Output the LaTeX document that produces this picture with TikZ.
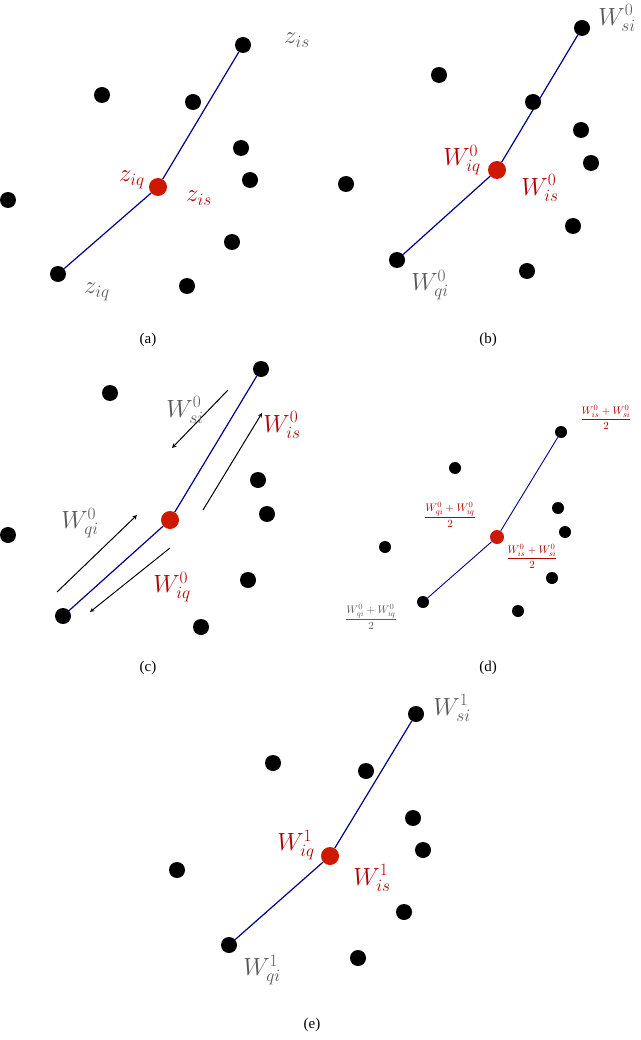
\documentclass[tikz,border=0pt]{standalone}
\usepackage{fontspec}
\setmainfont{Liberation Serif}
\begin{document}
\begin{tikzpicture}[x=1pt,y=-1pt,
 dot/.style={circle,fill=black,inner sep=0,minimum size=16pt},
 sdot/.style={circle,fill=black,inner sep=0,minimum size=12pt},
 rdot/.style={circle,fill=red!75!orange!80!black,inner sep=0,minimum size=18pt},
 srdot/.style={circle,fill=red!75!orange!80!black,inner sep=0,minimum size=14pt},
 ln/.style={draw=blue!55!black,line width=1.2pt},
 gl/.style={text=black!65,font=\fontsize{26}{30}\selectfont},
 rl/.style={text=red!70!black,font=\fontsize{26}{30}\selectfont},
 gf/.style={text=black!65,font=\fontsize{11}{13}\selectfont},
 rf/.style={text=red!70!black,font=\fontsize{11}{13}\selectfont},
 captxt/.style={font=\fontsize{15}{18}\selectfont},
 ar/.style={-stealth,line width=1pt}]
\useasboundingbox (0,0) rectangle (640,1040);
% (a)
\node[dot] (a1) at (243,45) {}; \node[rdot] (a2) at (158,187) {}; \node[dot] (a3) at (58,274) {};
\draw[ln] (a1)--(a2)--(a3);
\foreach \p [count=\i] in {(102,95),(193,102),(241,148),(250,180),(8,200),(232,242),(187,286)} \node[dot] (ad\i) at \p {};
\node[gl] (la1) at (297,40) {$z_{is}$};
\node[rl] (la2) at (132,180) {$z_{iq}$};
\node[rl] (la3) at (199,198) {$z_{is}$};
\node[gl] (la4) at (97,292) {$z_{iq}$};
\node[captxt] (ca) at (148,340) {(a)};
% (b)
\node[dot] (b1) at (582,28) {}; \node[rdot] (b2) at (497,170) {}; \node[dot] (b3) at (397,260) {};
\draw[ln] (b1)--(b2)--(b3);
\foreach \p [count=\i] in {(439,75),(533,102),(581,130),(591,163),(346,184),(573,226),(527,271)} \node[dot] (bd\i) at \p {};
\node[gl] (lb1) at (617,18) {$W^0_{si}$};
\node[rl] (lb2) at (462,160) {$W^0_{iq}$};
\node[rl] (lb3) at (540,188) {$W^0_{is}$};
\node[gl] (lb4) at (430,285) {$W^0_{qi}$};
\node[captxt] (cb) at (488,340) {(b)};
% (c)
\node[dot] (c1) at (261,369) {}; \node[rdot] (c2) at (170,520) {}; \node[dot] (c3) at (63,616) {};
\draw[ln] (c1)--(c2)--(c3);
\foreach \p [count=\i] in {(110,393),(258,480),(267,514),(8,535),(248,580),(201,627)} \node[dot] (cd\i) at \p {};
\coordinate (p1) at (228,390); \coordinate (q1) at (172,448);
\coordinate (p2) at (203,510); \coordinate (q2) at (262,413);
\coordinate (p3) at (57,592); \coordinate (q3) at (137,515);
\coordinate (p4) at (170,548); \coordinate (q4) at (90,612);
\draw[ar] (p1)--(q1); \draw[ar] (p2)--(q2); \draw[ar] (p3)--(q3); \draw[ar] (p4)--(q4);
\node[gl] (lc1) at (185,410) {$W^0_{si}$};
\node[rl] (lc2) at (282,425) {$W^0_{is}$};
\node[gl] (lc3) at (80,523) {$W^0_{qi}$};
\node[rl] (lc4) at (172,587) {$W^0_{iq}$};
\node[captxt] (cc) at (148,668) {(c)};
% (d)
\node[sdot] (d1) at (561,432) {}; \node[srdot] (d2) at (497,537) {}; \node[sdot] (d3) at (423,602) {};
\draw[ln,line width=0.9pt] (d1)--(d2)--(d3);
\foreach \p [count=\i] in {(455,468),(558,508),(565,532),(385,547),(552,578),(518,611)} \node[sdot] (dd\i) at \p {};
\node[rf] (ld1) at (606,417) {$\displaystyle\frac{W^0_{is}+W^0_{si}}{2}$};
\node[rf] (ld2) at (450,515) {$\displaystyle\frac{W^0_{qi}+W^0_{iq}}{2}$};
\node[rf] (ld3) at (532,556) {$\displaystyle\frac{W^0_{is}+W^0_{si}}{2}$};
\node[gf] (ld4) at (371,617) {$\displaystyle\frac{W^0_{qi}+W^0_{iq}}{2}$};
\node[captxt] (cd) at (488,668) {(d)};
% (e)
\node[dot] (e1) at (416,714) {}; \node[rdot] (e2) at (330,856) {}; \node[dot] (e3) at (229,945) {};
\draw[ln] (e1)--(e2)--(e3);
\foreach \p [count=\i] in {(273,763),(366,771),(413,818),(423,850),(177,870),(404,912),(358,958)} \node[dot] (ed\i) at \p {};
\node[gl] (le1) at (452,708) {$W^1_{si}$};
\node[rl] (le2) at (296,845) {$W^1_{iq}$};
\node[rl] (le3) at (372,878) {$W^1_{is}$};
\node[gl] (le4) at (262,970) {$W^1_{qi}$};
\node[captxt] (ce) at (312,1025) {(e)};
\end{tikzpicture}
\end{document}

Short problem: Repeat the material verbatim. Do not carry over any picture.

The answer:
Output the LaTeX document that produces this picture with TikZ.
\documentclass[tikz,border=0pt]{standalone}
\usepackage{fontspec}
\setmainfont{Liberation Serif}
\begin{document}
\begin{tikzpicture}[x=1pt,y=-1pt,
 dot/.style={circle,fill=black,inner sep=0,minimum size=16pt},
 sdot/.style={circle,fill=black,inner sep=0,minimum size=12pt},
 rdot/.style={circle,fill=red!75!orange!80!black,inner sep=0,minimum size=18pt},
 srdot/.style={circle,fill=red!75!orange!80!black,inner sep=0,minimum size=14pt},
 ln/.style={draw=blue!55!black,line width=1.2pt},
 gl/.style={text=black!65,font=\fontsize{26}{30}\selectfont},
 rl/.style={text=red!70!black,font=\fontsize{26}{30}\selectfont},
 gf/.style={text=black!65,font=\fontsize{11}{13}\selectfont},
 rf/.style={text=red!70!black,font=\fontsize{11}{13}\selectfont},
 captxt/.style={font=\fontsize{15}{18}\selectfont},
 ar/.style={-stealth,line width=1pt}]
\useasboundingbox (0,0) rectangle (640,1040);
% (a)
\node[dot] (a1) at (243,45) {}; \node[rdot] (a2) at (158,187) {}; \node[dot] (a3) at (58,274) {};
\draw[ln] (a1)--(a2)--(a3);
\foreach \p [count=\i] in {(102,95),(193,102),(241,148),(250,180),(8,200),(232,242),(187,286)} \node[dot] (ad\i) at \p {};
\node[gl] (la1) at (297,40) {$z_{is}$};
\node[rl] (la2) at (132,180) {$z_{iq}$};
\node[rl] (la3) at (199,198) {$z_{is}$};
\node[gl] (la4) at (97,292) {$z_{iq}$};
\node[captxt] (ca) at (148,340) {(a)};
% (b)
\node[dot] (b1) at (582,28) {}; \node[rdot] (b2) at (497,170) {}; \node[dot] (b3) at (397,260) {};
\draw[ln] (b1)--(b2)--(b3);
\foreach \p [count=\i] in {(439,75),(533,102),(581,130),(591,163),(346,184),(573,226),(527,271)} \node[dot] (bd\i) at \p {};
\node[gl] (lb1) at (617,18) {$W^0_{si}$};
\node[rl] (lb2) at (462,160) {$W^0_{iq}$};
\node[rl] (lb3) at (540,188) {$W^0_{is}$};
\node[gl] (lb4) at (430,285) {$W^0_{qi}$};
\node[captxt] (cb) at (488,340) {(b)};
% (c)
\node[dot] (c1) at (261,369) {}; \node[rdot] (c2) at (170,520) {}; \node[dot] (c3) at (63,616) {};
\draw[ln] (c1)--(c2)--(c3);
\foreach \p [count=\i] in {(110,393),(258,480),(267,514),(8,535),(248,580),(201,627)} \node[dot] (cd\i) at \p {};
\coordinate (p1) at (228,390); \coordinate (q1) at (172,448);
\coordinate (p2) at (203,510); \coordinate (q2) at (262,413);
\coordinate (p3) at (57,592); \coordinate (q3) at (137,515);
\coordinate (p4) at (170,548); \coordinate (q4) at (90,612);
\draw[ar] (p1)--(q1); \draw[ar] (p2)--(q2); \draw[ar] (p3)--(q3); \draw[ar] (p4)--(q4);
\node[gl] (lc1) at (185,410) {$W^0_{si}$};
\node[rl] (lc2) at (282,425) {$W^0_{is}$};
\node[gl] (lc3) at (80,523) {$W^0_{qi}$};
\node[rl] (lc4) at (172,587) {$W^0_{iq}$};
\node[captxt] (cc) at (148,668) {(c)};
% (d)
\node[sdot] (d1) at (561,432) {}; \node[srdot] (d2) at (497,537) {}; \node[sdot] (d3) at (423,602) {};
\draw[ln,line width=0.9pt] (d1)--(d2)--(d3);
\foreach \p [count=\i] in {(455,468),(558,508),(565,532),(385,547),(552,578),(518,611)} \node[sdot] (dd\i) at \p {};
\node[rf] (ld1) at (606,417) {$\displaystyle\frac{W^0_{is}+W^0_{si}}{2}$};
\node[rf] (ld2) at (450,515) {$\displaystyle\frac{W^0_{qi}+W^0_{iq}}{2}$};
\node[rf] (ld3) at (532,556) {$\displaystyle\frac{W^0_{is}+W^0_{si}}{2}$};
\node[gf] (ld4) at (371,617) {$\displaystyle\frac{W^0_{qi}+W^0_{iq}}{2}$};
\node[captxt] (cd) at (488,668) {(d)};
% (e)
\node[dot] (e1) at (416,714) {}; \node[rdot] (e2) at (330,856) {}; \node[dot] (e3) at (229,945) {};
\draw[ln] (e1)--(e2)--(e3);
\foreach \p [count=\i] in {(273,763),(366,771),(413,818),(423,850),(177,870),(404,912),(358,958)} \node[dot] (ed\i) at \p {};
\node[gl] (le1) at (452,708) {$W^1_{si}$};
\node[rl] (le2) at (296,845) {$W^1_{iq}$};
\node[rl] (le3) at (372,878) {$W^1_{is}$};
\node[gl] (le4) at (262,970) {$W^1_{qi}$};
\node[captxt] (ce) at (312,1025) {(e)};
\end{tikzpicture}
\end{document}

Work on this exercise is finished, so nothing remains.